My first notice was in my convictions, as it should be. The Lord moved me to get treatment for my left knee pain. It takes time for human government bureaucracy to move, so it was a waiting game. I was going to need more use of that knee. I had all these thrilling visions of doing stuff that I have always loved to do — driving out to remote areas of Oklahoma, maybe hiking some, riding my bike more, etc. The vision half of that was all me; it was my personal manifestation of hope. The hope part was from God, but how I interpreted that was just a matter of my own wishes.
It’s not that God isn’t going to let me do those things, but they weren’t the primary reason for a push to get into better shape. The need to restore some of the fitness I’ve had in the past was based on something much bigger than my personal motivations. At the time, I wasn’t aware of that, but it got me on the path God required.
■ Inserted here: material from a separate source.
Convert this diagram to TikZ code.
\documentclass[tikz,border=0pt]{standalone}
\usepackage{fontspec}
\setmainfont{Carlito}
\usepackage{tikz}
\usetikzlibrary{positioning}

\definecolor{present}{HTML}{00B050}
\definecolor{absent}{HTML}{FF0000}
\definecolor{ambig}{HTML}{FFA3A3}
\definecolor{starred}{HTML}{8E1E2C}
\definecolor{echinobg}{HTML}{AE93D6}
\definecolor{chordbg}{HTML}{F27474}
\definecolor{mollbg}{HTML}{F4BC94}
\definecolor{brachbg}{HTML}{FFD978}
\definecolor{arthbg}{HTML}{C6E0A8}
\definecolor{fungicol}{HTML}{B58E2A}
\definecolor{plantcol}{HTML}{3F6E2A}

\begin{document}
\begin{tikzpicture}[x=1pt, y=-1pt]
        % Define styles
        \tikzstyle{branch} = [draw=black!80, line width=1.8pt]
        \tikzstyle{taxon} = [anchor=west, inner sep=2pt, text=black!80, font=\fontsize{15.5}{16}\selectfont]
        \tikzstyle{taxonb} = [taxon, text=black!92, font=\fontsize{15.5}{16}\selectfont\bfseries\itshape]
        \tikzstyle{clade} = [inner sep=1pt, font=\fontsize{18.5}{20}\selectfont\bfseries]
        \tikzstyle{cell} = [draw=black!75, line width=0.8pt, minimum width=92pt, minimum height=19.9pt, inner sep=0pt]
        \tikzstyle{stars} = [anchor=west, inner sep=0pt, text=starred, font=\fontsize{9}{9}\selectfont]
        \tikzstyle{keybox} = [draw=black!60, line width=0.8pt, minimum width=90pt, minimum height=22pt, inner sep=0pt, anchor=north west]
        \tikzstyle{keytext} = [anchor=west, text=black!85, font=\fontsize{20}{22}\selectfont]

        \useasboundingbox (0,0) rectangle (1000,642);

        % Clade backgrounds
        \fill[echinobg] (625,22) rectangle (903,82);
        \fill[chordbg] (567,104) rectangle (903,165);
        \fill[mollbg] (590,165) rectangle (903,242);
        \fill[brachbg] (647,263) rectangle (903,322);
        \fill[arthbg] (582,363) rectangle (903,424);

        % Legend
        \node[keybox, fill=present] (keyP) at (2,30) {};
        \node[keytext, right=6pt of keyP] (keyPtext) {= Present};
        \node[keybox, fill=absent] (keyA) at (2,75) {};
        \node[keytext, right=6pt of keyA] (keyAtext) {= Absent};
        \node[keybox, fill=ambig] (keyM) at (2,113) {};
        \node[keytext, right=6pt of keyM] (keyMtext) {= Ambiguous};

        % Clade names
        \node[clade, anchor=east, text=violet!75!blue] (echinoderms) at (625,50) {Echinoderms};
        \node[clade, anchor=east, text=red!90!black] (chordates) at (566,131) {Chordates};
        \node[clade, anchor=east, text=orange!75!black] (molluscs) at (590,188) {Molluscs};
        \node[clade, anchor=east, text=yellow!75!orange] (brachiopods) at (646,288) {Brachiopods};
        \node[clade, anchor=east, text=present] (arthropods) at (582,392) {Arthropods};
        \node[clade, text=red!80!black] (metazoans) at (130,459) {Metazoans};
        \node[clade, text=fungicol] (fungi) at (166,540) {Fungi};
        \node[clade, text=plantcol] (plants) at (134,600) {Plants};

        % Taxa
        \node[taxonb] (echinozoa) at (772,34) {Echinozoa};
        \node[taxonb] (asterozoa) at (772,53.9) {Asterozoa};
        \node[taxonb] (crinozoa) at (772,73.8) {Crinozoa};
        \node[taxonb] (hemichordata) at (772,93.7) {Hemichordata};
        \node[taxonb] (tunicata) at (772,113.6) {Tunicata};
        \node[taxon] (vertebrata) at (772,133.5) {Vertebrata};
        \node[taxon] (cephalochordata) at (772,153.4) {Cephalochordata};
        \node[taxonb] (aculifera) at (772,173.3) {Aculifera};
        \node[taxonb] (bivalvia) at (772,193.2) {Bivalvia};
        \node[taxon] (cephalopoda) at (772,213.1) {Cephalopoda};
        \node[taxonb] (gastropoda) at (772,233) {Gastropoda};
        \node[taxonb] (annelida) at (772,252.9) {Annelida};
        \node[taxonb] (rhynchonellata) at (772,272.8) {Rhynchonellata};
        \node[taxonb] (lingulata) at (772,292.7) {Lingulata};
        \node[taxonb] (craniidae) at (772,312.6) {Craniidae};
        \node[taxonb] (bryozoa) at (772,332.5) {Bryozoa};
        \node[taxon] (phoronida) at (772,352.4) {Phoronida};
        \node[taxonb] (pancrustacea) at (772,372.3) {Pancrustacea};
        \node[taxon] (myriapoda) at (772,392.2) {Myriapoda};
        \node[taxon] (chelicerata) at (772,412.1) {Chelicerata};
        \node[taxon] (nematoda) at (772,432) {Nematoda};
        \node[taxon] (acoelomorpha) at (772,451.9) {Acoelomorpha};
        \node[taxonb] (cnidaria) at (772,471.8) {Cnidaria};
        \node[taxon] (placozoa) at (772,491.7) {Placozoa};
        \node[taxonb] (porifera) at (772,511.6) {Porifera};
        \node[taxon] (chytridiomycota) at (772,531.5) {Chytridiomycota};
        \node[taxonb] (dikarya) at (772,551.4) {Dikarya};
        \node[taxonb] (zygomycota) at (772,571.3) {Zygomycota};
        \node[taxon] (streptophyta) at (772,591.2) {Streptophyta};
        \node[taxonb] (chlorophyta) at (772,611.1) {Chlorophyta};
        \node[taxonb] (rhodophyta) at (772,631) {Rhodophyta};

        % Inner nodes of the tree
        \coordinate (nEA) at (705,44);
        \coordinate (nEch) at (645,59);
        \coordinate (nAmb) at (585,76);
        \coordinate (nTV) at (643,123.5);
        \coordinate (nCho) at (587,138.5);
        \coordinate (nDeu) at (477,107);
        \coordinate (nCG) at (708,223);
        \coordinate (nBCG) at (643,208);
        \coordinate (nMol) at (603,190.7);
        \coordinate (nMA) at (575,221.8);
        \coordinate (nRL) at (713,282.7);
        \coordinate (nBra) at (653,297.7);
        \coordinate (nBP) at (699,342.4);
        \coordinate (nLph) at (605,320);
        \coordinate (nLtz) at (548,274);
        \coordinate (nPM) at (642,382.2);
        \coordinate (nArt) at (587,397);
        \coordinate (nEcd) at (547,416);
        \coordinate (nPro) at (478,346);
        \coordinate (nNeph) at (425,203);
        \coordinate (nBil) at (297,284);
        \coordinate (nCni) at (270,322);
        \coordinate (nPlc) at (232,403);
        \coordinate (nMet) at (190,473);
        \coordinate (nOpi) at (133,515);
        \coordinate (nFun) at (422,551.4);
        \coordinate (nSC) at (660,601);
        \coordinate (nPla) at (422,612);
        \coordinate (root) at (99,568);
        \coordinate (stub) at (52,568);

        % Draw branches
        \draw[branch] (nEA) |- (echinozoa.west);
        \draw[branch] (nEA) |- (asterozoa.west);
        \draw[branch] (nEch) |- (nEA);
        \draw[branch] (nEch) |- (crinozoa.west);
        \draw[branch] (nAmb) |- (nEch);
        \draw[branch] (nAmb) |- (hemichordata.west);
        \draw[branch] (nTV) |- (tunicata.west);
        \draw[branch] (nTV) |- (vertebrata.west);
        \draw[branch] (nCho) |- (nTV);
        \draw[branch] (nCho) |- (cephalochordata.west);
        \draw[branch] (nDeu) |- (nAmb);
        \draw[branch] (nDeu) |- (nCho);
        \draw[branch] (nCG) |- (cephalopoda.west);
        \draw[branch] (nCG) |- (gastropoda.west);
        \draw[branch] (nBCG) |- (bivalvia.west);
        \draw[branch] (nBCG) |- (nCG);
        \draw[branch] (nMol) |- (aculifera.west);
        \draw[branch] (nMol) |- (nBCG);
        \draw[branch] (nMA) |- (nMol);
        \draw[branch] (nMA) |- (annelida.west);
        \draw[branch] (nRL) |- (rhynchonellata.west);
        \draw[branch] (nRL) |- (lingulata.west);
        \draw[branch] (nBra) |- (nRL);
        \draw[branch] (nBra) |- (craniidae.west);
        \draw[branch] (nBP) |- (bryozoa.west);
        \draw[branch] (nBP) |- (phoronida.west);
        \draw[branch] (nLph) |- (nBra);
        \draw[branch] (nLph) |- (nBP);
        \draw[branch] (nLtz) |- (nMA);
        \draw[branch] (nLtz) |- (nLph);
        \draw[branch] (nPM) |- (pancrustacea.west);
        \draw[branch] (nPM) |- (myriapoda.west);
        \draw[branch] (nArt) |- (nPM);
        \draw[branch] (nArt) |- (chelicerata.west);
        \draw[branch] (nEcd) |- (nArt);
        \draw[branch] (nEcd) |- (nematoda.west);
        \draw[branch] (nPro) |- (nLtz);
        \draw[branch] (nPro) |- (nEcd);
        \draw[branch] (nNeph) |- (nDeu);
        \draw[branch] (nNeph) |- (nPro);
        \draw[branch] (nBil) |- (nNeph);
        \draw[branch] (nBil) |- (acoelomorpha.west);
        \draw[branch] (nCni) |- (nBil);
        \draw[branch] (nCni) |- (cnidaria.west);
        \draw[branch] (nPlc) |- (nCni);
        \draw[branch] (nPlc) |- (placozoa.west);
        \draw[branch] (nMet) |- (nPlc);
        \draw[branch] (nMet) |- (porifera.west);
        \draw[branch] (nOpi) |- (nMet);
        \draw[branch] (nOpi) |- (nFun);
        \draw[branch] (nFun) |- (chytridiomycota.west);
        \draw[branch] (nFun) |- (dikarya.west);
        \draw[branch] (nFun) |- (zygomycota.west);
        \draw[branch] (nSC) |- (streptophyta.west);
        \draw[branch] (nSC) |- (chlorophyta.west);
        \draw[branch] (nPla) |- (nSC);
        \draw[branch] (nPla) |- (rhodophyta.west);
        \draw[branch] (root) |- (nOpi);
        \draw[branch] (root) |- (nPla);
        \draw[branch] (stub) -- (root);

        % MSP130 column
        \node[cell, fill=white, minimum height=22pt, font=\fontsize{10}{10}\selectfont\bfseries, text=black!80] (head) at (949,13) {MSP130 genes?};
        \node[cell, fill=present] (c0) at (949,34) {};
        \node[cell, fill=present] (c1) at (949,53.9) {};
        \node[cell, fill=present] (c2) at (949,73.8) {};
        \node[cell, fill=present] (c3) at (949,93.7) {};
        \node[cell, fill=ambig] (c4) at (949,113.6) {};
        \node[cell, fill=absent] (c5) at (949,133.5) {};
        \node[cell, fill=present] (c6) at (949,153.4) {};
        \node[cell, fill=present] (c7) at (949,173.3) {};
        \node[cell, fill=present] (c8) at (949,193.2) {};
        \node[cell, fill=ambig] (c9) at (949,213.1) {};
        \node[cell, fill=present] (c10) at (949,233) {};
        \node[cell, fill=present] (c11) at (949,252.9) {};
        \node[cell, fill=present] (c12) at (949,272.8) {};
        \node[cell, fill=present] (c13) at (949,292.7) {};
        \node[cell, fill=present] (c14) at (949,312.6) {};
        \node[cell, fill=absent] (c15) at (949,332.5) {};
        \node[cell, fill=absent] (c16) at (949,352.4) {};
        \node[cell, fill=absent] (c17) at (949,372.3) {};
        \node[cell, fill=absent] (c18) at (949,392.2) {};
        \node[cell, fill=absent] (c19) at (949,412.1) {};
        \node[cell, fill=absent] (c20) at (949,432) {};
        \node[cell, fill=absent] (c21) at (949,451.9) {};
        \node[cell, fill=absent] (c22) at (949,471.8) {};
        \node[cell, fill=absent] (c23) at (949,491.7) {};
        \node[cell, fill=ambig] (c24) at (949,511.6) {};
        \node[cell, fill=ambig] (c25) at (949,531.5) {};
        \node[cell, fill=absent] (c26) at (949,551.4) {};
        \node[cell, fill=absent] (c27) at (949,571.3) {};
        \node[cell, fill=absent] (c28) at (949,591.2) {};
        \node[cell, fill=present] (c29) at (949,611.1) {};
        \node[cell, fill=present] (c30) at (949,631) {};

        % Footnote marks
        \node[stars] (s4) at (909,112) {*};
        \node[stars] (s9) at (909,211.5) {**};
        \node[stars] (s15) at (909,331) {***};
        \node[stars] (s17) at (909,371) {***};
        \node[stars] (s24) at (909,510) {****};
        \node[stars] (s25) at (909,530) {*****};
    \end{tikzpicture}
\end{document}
Now I’m starting to see stuff that gives those urges a better definition. It’s not like I can list a bunch of stories with links for intellectual proof, but I’m sensing that the moral tensions in the world are rising dramatically. The demons were set loose some time ago, and their deeds of darkness are starting to bear fruit.
People are going nuts, committing bizarre acts of violence. Political figures are making the most egregious, outrageous demands. People everywhere are abusing what little authority they might hold to make others miserable. None of this is particularly new, but the scale of it is what draws my attention.
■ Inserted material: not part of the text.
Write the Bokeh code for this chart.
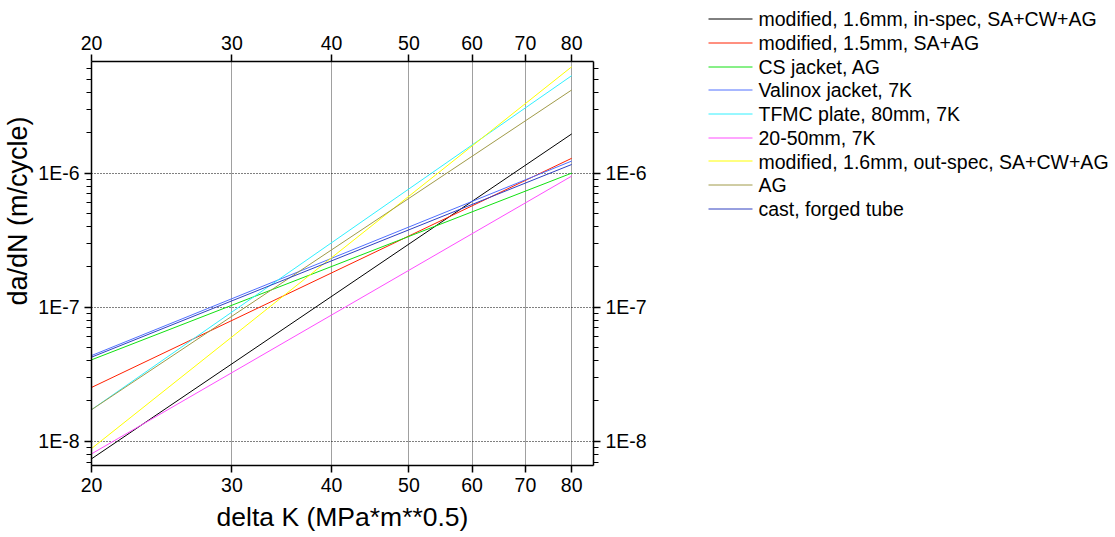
from bokeh.plotting import figure
from bokeh.layouts import row
from bokeh.models import (Range1d, LogAxis, FixedTicker, CustomJSTickFormatter)
from bokeh.core.properties import value
from bokeh.embed import file_html
from bokeh.resources import INLINE

# ---- data ----
delta_k = [20, 80]
names = [
    "modified, 1.6mm, in-spec, SA+CW+AG",
    "modified, 1.5mm, SA+AG",
    "CS jacket, AG",
    "Valinox jacket, 7K",
    "TFMC plate, 80mm, 7K",
    "20-50mm, 7K",
    "modified, 1.6mm, out-spec, SA+CW+AG",
    "AG",
    "cast, forged tube",
]
in_spec = [7.4e-9, 1.96e-6]
mod_15 = [2.52e-8, 1.29e-6]
cs_jacket = [4.05e-8, 1.0e-6]
valinox = [4.36e-8, 1.23e-6]
tfmc = [1.72e-8, 5.33e-6]
mm_20_50 = [8.06e-9, 9.5e-7]
out_spec = [8.83e-9, 6.21e-6]
ag = [1.72e-8, 4.17e-6]
cast = [4.24e-8, 1.16e-6]
series = [in_spec, mod_15, cs_jacket, valinox, tfmc, mm_20_50, out_spec, ag, cast]
colors = ["#000000", "#ff2000", "#10e010", "#5070ff", "#30f0ff",
          "#ff4dff", "#ffff00", "#a09a48", "#3040c0"]

x_ticks = [20, 30, 40, 50, 60, 70, 80]
y_ticks = [1e-8, 1e-7, 1e-6]
y_minor = [m * d for d in [1e-9, 1e-8, 1e-7, 1e-6] for m in range(2, 10)]

x_label = "delta K (MPa*m**0.5)"
y_label = "da/dN (m/cycle)"

FONT = "Liberation Sans"
LEFT_W = 650
W, H = 1115, 537

p = figure(width=LEFT_W, height=H, x_axis_type="log", y_axis_type="log",
           x_range=Range1d(20, 85.2), y_range=Range1d(6.6e-9, 6.8e-6),
           output_backend="svg", toolbar_location=None,
           min_border_left=90, min_border_right=57, min_border_top=61,
           min_border_bottom=72)
p.outline_line_color = None
p.background_fill_color = "white"
p.border_fill_color = "white"

for vals, col in zip(series, colors):
    p.line(delta_k, vals, line_color=col, line_width=1)

xticker = FixedTicker(ticks=x_ticks, minor_ticks=[])
yticker = FixedTicker(ticks=y_ticks, minor_ticks=y_minor)
xfmt = CustomJSTickFormatter(code="return Math.round(tick).toString();")
yfmt = CustomJSTickFormatter(code="return '1E' + Math.round(Math.log10(tick));")

bottom_axis = p.below[0]
left_axis = p.left[0]
bottom_axis.ticker = xticker
bottom_axis.formatter = xfmt
left_axis.ticker = yticker
left_axis.formatter = yfmt

top_axis = LogAxis(ticker=xticker, formatter=xfmt)
p.add_layout(top_axis, "above")
right_axis = LogAxis(ticker=yticker, formatter=yfmt)
p.add_layout(right_axis, "right")

for ax in [bottom_axis, left_axis, top_axis, right_axis]:
    ax.axis_line_width = 1.5
    ax.axis_line_color = "black"
    ax.major_tick_line_width = 1.5
    ax.major_tick_line_color = "black"
    ax.minor_tick_line_width = 1.2
    ax.minor_tick_line_color = "black"
    ax.major_tick_in = 0
    ax.major_tick_out = 7
    ax.minor_tick_in = 0
    ax.minor_tick_out = 5
    ax.major_label_text_font = FONT
    ax.major_label_text_font_size = "19.5px"
    ax.major_label_text_color = "black"
    ax.major_label_standoff = 5

bottom_axis.axis_label = x_label
bottom_axis.axis_label_text_font = FONT
bottom_axis.axis_label_text_font_size = "26.5px"
bottom_axis.axis_label_text_font_style = "normal"
bottom_axis.axis_label_text_color = "black"
bottom_axis.axis_label_standoff = 7

# label sits above the frame centre in the reference: pad its start with no-break spaces
left_axis.axis_label = "\u00a0" * 14 + y_label
left_axis.axis_label_text_font = FONT
left_axis.axis_label_text_font_size = "27px"
left_axis.axis_label_text_font_style = "normal"
left_axis.axis_label_text_color = "black"
left_axis.axis_label_standoff = 2

p.xgrid.ticker = xticker
p.xgrid.grid_line_color = "#a0a0a0"
p.xgrid.grid_line_width = 1
p.ygrid.ticker = FixedTicker(ticks=y_ticks, minor_ticks=[])
p.ygrid.grid_line_color = "black"
p.ygrid.grid_line_dash = "1 2"
p.ygrid.grid_line_width = 1

# ---- legend panel (screen-pixel coordinates, y downwards) ----
p2 = figure(width=W - LEFT_W, height=H, x_axis_location=None, y_axis_location=None,
            x_range=Range1d(LEFT_W, W), y_range=Range1d(H, 0),
            output_backend="svg", toolbar_location=None, min_border=0)
if "frame_align" in p2.properties():
    p2.frame_align = False
p2.outline_line_color = None
p2.grid.visible = False
p2.background_fill_color = "white"
p2.border_fill_color = "white"

first_row, pitch = 18.5, 23.75
sw_x0, sw_x1, txt_x = 708, 752, 758
row_y = [first_row + pitch * i for i in range(len(names))]
swatch_y = [round(y - 0.5) + 0.5 for y in row_y]
p2.segment(x0=[sw_x0] * len(names), y0=swatch_y, x1=[sw_x1] * len(names), y1=swatch_y,
           line_color=colors, line_width=1)
p2.text(x=[txt_x] * len(names), y=row_y, text=names,
        text_font=value(FONT), text_font_size=value("19.5px"),
        text_color="black", text_align="left", text_baseline="middle")

layout = row(p, p2)
open("out.html", "w").write(file_html(layout, INLINE))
Now is the time to get ready, specifically in terms of being ready for physical stresses. To be honest, I really doubt I’ll see very much physical action for a while yet, but there’s a powerful sense of need to engage that old tactical awareness, and as much physical capacity as I can build up for something yet unseen. There’s going to be a lot of work to do, and it will happen under very sub-optimal conditions. I need to be ready to respond regardless of the context.
It’s easy to let things drift, to start feeling old and tired. When the flesh fails, it bleeds over into everything else. As Paul noted, I need to shed the excess weight and lethargy so I can run the race course set before me. I may be retired by official US government reckoning, but there will be no retirement from the mission God gave me. It’s just getting wound up. I need the physical resources to stand and deliver the Word at any moment. This can’t be done on autopilot.
So I’m working out six days per week. I’ve folded my physical therapy exercises into my routine. I won’t tell you that my knees don’t hurt, but that it’s now manageable. I can push to higher limits in order to harvest a stronger response from my aging body. Everything I do is aimed at supporting the need to respond to moral crisis, to be ready to breathe life into the Scripture so that it grabs people.
I suspect a good many of you have similar urges. I sincerely hope so. There aren’t many of us right now, and the harvest will be massive.
Urge is on my end, as well. A lot more since joining the gym and working from home all the time.
Dunno what to make of it, but the general increase of bizarre behavior could have something to do with the proposed cosmic funny business going on…could be related to the idea of animals sensing disaster in varying degrees. Those of us who are totally given over to materialism, there’s not much those folks could do to counteract it. We don’t have that excuse, though.